Abstract: This paper draws on my firsthand study of roughly 80 southern Iranian weavings—predominantly Qashqai (a confederation of nomadic groups in southwestern Iran)—across North American museum collections, dating from approximately 1850 to 1950. Among these objects, two pictorial carpets in the Virginia Museum of Fine Arts (VMFA), known as the Virgin Mary and Ahmed Shah carpets, are exceptions. Never before studied or contextualized within the larger corpus, these works diverge from common types primarily in their iconography, their centralized composition and imagery, which contrast sharply with the abstract, geometry characteristic of Qashqai production.
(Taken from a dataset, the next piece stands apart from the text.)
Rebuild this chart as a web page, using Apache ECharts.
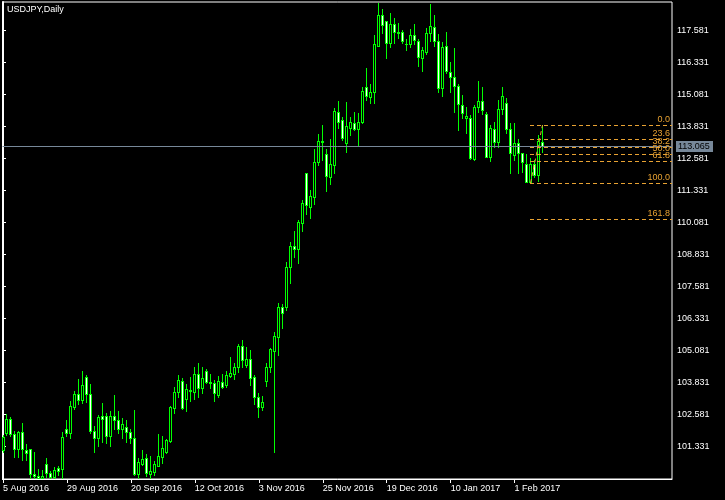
<!DOCTYPE html>
<html>
<head>
<meta charset="utf-8">
<script src="https://cdn.jsdelivr.net/npm/echarts@6/dist/echarts.min.js"></script>
<style>
html,body{margin:0;padding:0;background:#000;}
#chart{width:725px;height:500px;}
</style>
</head>
<body>
<div id="chart"></div>
<script>
// ---- data (USDJPY daily, 5 Aug 2016 .. 10 Feb 2017) ----
const opens = [
101.20,101.88,102.40,101.82,101.23,101.89,101.20,101.23,100.25,100.20,
100.09,100.64,100.29,100.16,100.50,100.45,102.04,101.86,102.90,103.39,
103.14,104.04,103.38,101.96,101.69,102.52,102.52,101.76,102.52,102.36,
102.01,102.09,101.89,101.66,100.26,100.66,100.90,100.25,100.36,100.59,
100.94,101.14,101.57,102.83,103.45,103.90,103.18,103.55,103.45,104.16,
103.64,104.29,103.85,103.81,103.35,103.87,103.74,104.11,104.16,104.43,
105.27,104.52,104.74,104.04,103.29,102.90,103.91,104.43,105.08,105.60,
106.78,106.80,108.36,109.17,109.04,110.08,112.01,110.71,111.10,112.46,
113.27,112.76,111.88,112.33,114.39,114.09,113.18,113.79,113.96,113.73,
114.00,115.37,115.00,115.17,117.00,118.19,117.96,117.09,117.84,117.54,
117.52,117.07,117.05,117.41,117.18,116.50,116.76,117.48,117.71,117.19,
115.33,117.00,115.98,115.76,115.42,114.68,114.16,114.16,112.57,114.61,
114.83,114.33,112.66,113.74,113.25,114.51,114.74,113.73,112.73,113.21,
112.79,112.36,111.68,112.36,111.94,113.25];
const highs = [
101.79,102.61,102.48,101.95,101.95,102.25,101.43,101.25,101.13,100.45,
100.42,100.89,100.40,100.55,100.58,101.91,102.38,103.11,103.51,103.98,
104.29,104.13,103.78,102.12,102.57,103.04,102.65,102.73,103.35,102.73,
102.47,102.37,102.01,102.76,100.88,101.20,101.03,100.98,100.79,101.83,
101.75,101.63,102.92,103.65,104.13,104.00,103.78,104.07,104.43,104.61,
104.43,104.35,104.17,103.94,104.09,104.16,104.29,104.85,104.61,105.34,
105.50,105.21,105.11,104.13,103.42,103.31,104.59,105.20,105.83,106.93,
106.89,108.53,109.34,109.76,110.19,110.97,112.01,111.36,112.96,113.55,
113.90,112.95,113.34,114.55,114.83,114.20,114.81,114.22,114.39,114.35,
115.37,116.11,115.50,117.41,118.68,118.42,117.97,118.26,118.06,117.87,
117.61,117.24,117.63,117.84,117.24,116.96,117.70,118.62,118.19,117.45,
117.15,117.52,116.37,116.89,115.50,115.07,114.61,114.29,114.68,115.62,
115.37,114.42,113.90,114.03,114.87,115.37,114.94,113.96,113.96,113.34,
112.82,112.76,112.60,112.53,113.51,113.90];
const lows = [
101.14,101.79,101.75,100.92,100.94,100.81,100.81,100.10,100.06,100.07,
100.07,100.16,100.10,100.07,100.23,100.07,101.75,101.67,102.81,103.00,
103.05,103.08,101.88,101.14,101.37,101.53,101.48,101.37,102.01,101.88,
101.68,101.53,101.49,100.23,100.07,100.62,100.19,100.07,100.21,100.57,
100.68,101.07,101.53,102.63,103.29,102.80,102.74,103.13,103.19,103.29,
103.44,103.81,103.64,103.13,103.29,103.61,103.68,104.07,103.98,104.26,
104.46,104.46,103.74,102.99,102.50,102.77,103.72,104.26,101.14,104.91,
105.98,106.67,107.74,108.75,108.52,109.77,110.42,110.25,110.81,112.33,
112.53,111.33,111.59,112.04,113.79,113.31,112.86,113.51,113.70,113.09,
113.96,114.87,114.74,114.77,117.00,117.48,116.53,116.96,117.11,117.28,
117.11,116.83,116.96,117.05,116.21,116.02,116.67,117.19,117.00,115.20,
115.04,115.94,115.20,114.40,113.70,114.16,113.60,112.57,112.53,114.39,
114.31,112.63,112.50,113.02,113.02,114.31,113.60,112.04,112.53,112.04,
112.06,111.66,111.62,111.88,111.72,112.86];
const closes = [
101.72,102.40,101.83,101.23,101.89,101.23,101.07,100.25,100.20,100.09,
100.19,100.29,100.16,100.41,100.40,101.70,101.86,102.91,103.39,103.17,
103.73,103.38,101.96,101.69,102.49,102.42,101.76,102.52,102.38,102.04,
102.20,101.89,101.66,100.26,100.72,100.85,100.29,100.38,100.66,100.97,
101.27,101.59,102.87,103.45,103.94,102.83,103.57,103.51,104.16,103.64,
104.00,103.85,103.83,103.42,103.90,103.65,104.13,104.20,104.43,105.27,
104.71,104.74,104.03,103.29,102.90,103.07,104.43,105.14,105.66,106.78,
106.57,108.36,109.17,109.04,110.10,110.84,110.77,111.12,112.46,113.29,
113.22,111.92,112.36,114.44,114.03,113.40,113.86,114.00,113.73,114.03,
115.23,115.03,115.17,117.05,118.19,117.80,117.09,117.84,117.54,117.51,
117.19,117.05,117.41,117.22,116.54,116.83,117.50,117.76,117.19,115.33,
116.93,116.01,115.76,115.42,114.70,114.35,114.25,112.60,114.61,114.83,
114.48,112.66,113.77,113.25,114.51,115.03,113.73,112.79,113.21,112.79,
112.46,111.68,112.36,111.94,113.27,113.065];

// x-axis tick positions (bar index) and their labels
const tickIdx = [0, 16, 32, 48, 64, 80, 96, 112, 128];
const tickLabels = ['5 Aug 2016','29 Aug 2016','20 Sep 2016','12 Oct 2016','3 Nov 2016',
                    '25 Nov 2016','19 Dec 2016','10 Jan 2017','1 Feb 2017'];
// price-axis tick labels
const priceTicks = [101.331,102.581,103.831,105.081,106.331,107.581,108.831,
                    110.081,111.331,112.581,113.831,115.081,116.331,117.581];
// current bid line
const bidPrice = 113.065;
// fibonacci retracement (anchored from bar 132 low to bar 135 high)
const fibStartIdx = 132, fibEndIdx = 135;
const fibLow = 111.62, fibHigh = 113.90;
const fibRatios = [0, 23.6, 38.2, 50.0, 61.8, 100.0, 161.8];

// ---- chart ----
const FONT = '"Liberation Sans", Arial, sans-serif';
const FONT9 = '9px "Liberation Sans", Arial, sans-serif';
const ORANGE = '#e8a232';
const GREEN = '#00ff00';
const BIDCOL = '#778899';
const X_MIN = -0.125, X_MAX = X_MIN + 670 / 4;
const Y_MIN = 100.069, Y_MAX = 118.702;

const candleData = opens.map((o, i) => [i, o, closes[i], lows[i], highs[i]]);
const fibData = fibRatios.map(r => [fibStartIdx, fibHigh - (fibHigh - fibLow) * r / 100, r]);

function renderCandle(params, api) {
  const i = api.value(0), o = api.value(1), c = api.value(2), l = api.value(3), h = api.value(4);
  const pO = api.coord([i, o]), pC = api.coord([i, c]);
  const pL = api.coord([i, l]), pH = api.coord([i, h]);
  const x = Math.floor(pO[0]);
  const yTop = Math.round(Math.min(pO[1], pC[1]));
  const yBot = Math.round(Math.max(pO[1], pC[1]));
  const yH = Math.round(pH[1]), yL = Math.round(pL[1]);
  const children = [
    { type: 'rect', shape: { x: x, y: yH, width: 1, height: Math.max(1, yL - yH + 1) }, style: { fill: GREEN } },
    { type: 'rect', shape: { x: x - 1, y: yTop, width: 3, height: Math.max(1, yBot - yTop + 1) }, style: { fill: GREEN } }
  ];
  if (yBot - yTop > 1) {
    children.push({ type: 'rect', shape: { x: x, y: yTop + 1, width: 1, height: yBot - yTop - 1 },
      style: { fill: c >= o ? '#000' : '#fff' } });
  }
  return { type: 'group', children: children };
}

function dashRects(x1, x2, y) {
  const out = [];
  for (let x = x1; x < x2; x += 7) {
    out.push({ type: 'rect', shape: { x: x, y: y, width: Math.min(4, x2 - x), height: 1 }, style: { fill: ORANGE } });
  }
  return out;
}

function renderFib(params, api) {
  const lvl = api.value(1), r = api.value(2);
  const p1 = api.coord([api.value(0), lvl]);
  const p2 = api.coord([X_MAX, lvl]);
  const y = Math.round(p1[1]);
  const children = dashRects(Math.floor(p1[0]), p2[0], y);
  children.push({ type: 'text', style: { text: r.toFixed(1), x: p2[0] - 2, y: y - 1,
    align: 'right', verticalAlign: 'bottom', fill: ORANGE, font: FONT9 } });
  return { type: 'group', children: children };
}

function renderFibBase(params, api) {
  const a = api.coord([api.value(0), api.value(1)]);
  const b = api.coord([api.value(2), api.value(3)]);
  return { type: 'line', shape: { x1: Math.floor(a[0]) + 0.5, y1: Math.round(a[1]), x2: Math.floor(b[0]) + 0.5, y2: Math.round(b[1]) },
    style: { stroke: ORANGE, lineWidth: 1, lineDash: [4, 3] } };
}

function renderBid(params, api) {
  const v = api.value(1);
  const p1 = api.coord([X_MIN, v]);
  const p2 = api.coord([X_MAX, v]);
  const y = Math.round(p1[1]) + 0.5;
  return {
    type: 'group',
    children: [
      { type: 'line', shape: { x1: p1[0], y1: y, x2: p2[0], y2: y }, style: { stroke: BIDCOL, lineWidth: 1 } },
      { type: 'rect', shape: { x: p2[0] + 4, y: y - 5.5, width: 37, height: 11 }, style: { fill: BIDCOL } },
      { type: 'text', style: { text: v.toFixed(3), x: p2[0] + 6, y: y, align: 'left', verticalAlign: 'middle',
        fill: '#000', font: FONT9 } }
    ]
  };
}

const chart = echarts.init(document.getElementById('chart'), null, { renderer: 'canvas' });
chart.setOption({
  backgroundColor: '#000',
  animation: false,
  title: {
    text: 'USDJPY,Daily', left: 7, top: 5, padding: 0,
    textStyle: { color: '#fff', fontSize: 9, fontWeight: 'normal', fontFamily: FONT }
  },
  grid: {
    left: 2, top: 2, right: 53, bottom: 21,
    show: true, borderColor: '#fff', borderWidth: 1, backgroundColor: '#000'
  },
  xAxis: {
    type: 'value', min: X_MIN, max: X_MAX,
    axisLine: { show: true, lineStyle: { color: '#fff', width: 1 } },
    axisTick: { show: true, length: 4, lineStyle: { color: '#fff' }, customValues: tickIdx },
    axisLabel: {
      show: true, color: '#fff', fontSize: 9, fontFamily: FONT, align: 'left', margin: 5,
      customValues: tickIdx,
      formatter: v => tickLabels[tickIdx.indexOf(Math.round(v))] || ''
    },
    splitLine: { show: false }
  },
  yAxis: {
    type: 'value', position: 'right', min: Y_MIN, max: Y_MAX,
    axisLine: { show: true, lineStyle: { color: '#fff', width: 2 } },
    axisTick: { show: true, length: 3, lineStyle: { color: '#fff' }, customValues: priceTicks },
    axisLabel: {
      show: true, color: '#fff', fontSize: 9, fontFamily: FONT, margin: 5,
      customValues: priceTicks,
      formatter: v => v.toFixed(3)
    },
    splitLine: { show: false }
  },
  series: [
    {
      type: 'custom', name: 'USDJPY', renderItem: renderCandle, clip: true, silent: true,
      encode: { x: 0, y: [1, 2, 3, 4] },
      data: candleData
    },
    {
      type: 'custom', name: 'bid', renderItem: renderBid, clip: false, silent: true, z: 5,
      encode: { x: 0, y: 1 },
      data: [[X_MIN, bidPrice]]
    },
    {
      type: 'custom', name: 'fibo', renderItem: renderFib, clip: false, silent: true, z: 6,
      encode: { x: 0, y: 1 },
      data: fibData
    },
    {
      type: 'custom', name: 'fiboBase', renderItem: renderFibBase, clip: false, silent: true, z: 6,
      encode: { x: [0, 2], y: [1, 3] },
      data: [[fibStartIdx, fibLow, fibEndIdx, fibHigh]]
    }
  ]
});
</script>
</body>
</html>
By analyzing these two examples alongside other examples from my corpus, this paper examines how such departures from “typical” weaving practice may reflect special commissions, external market demands, or individual experimentation. Situating these carpets within the shifting social and economic conditions of the late nineteenth and early twentieth centuries, I use them to probe larger questions about authenticity, adaptation, and the porous boundary between local tradition and commercial exchange. Ultimately, the Virgin Mary and Ahmed Shah carpets challenge fixed definitions of tribal art and help us understand the forces that shaped the weaving cultures of southern Iran.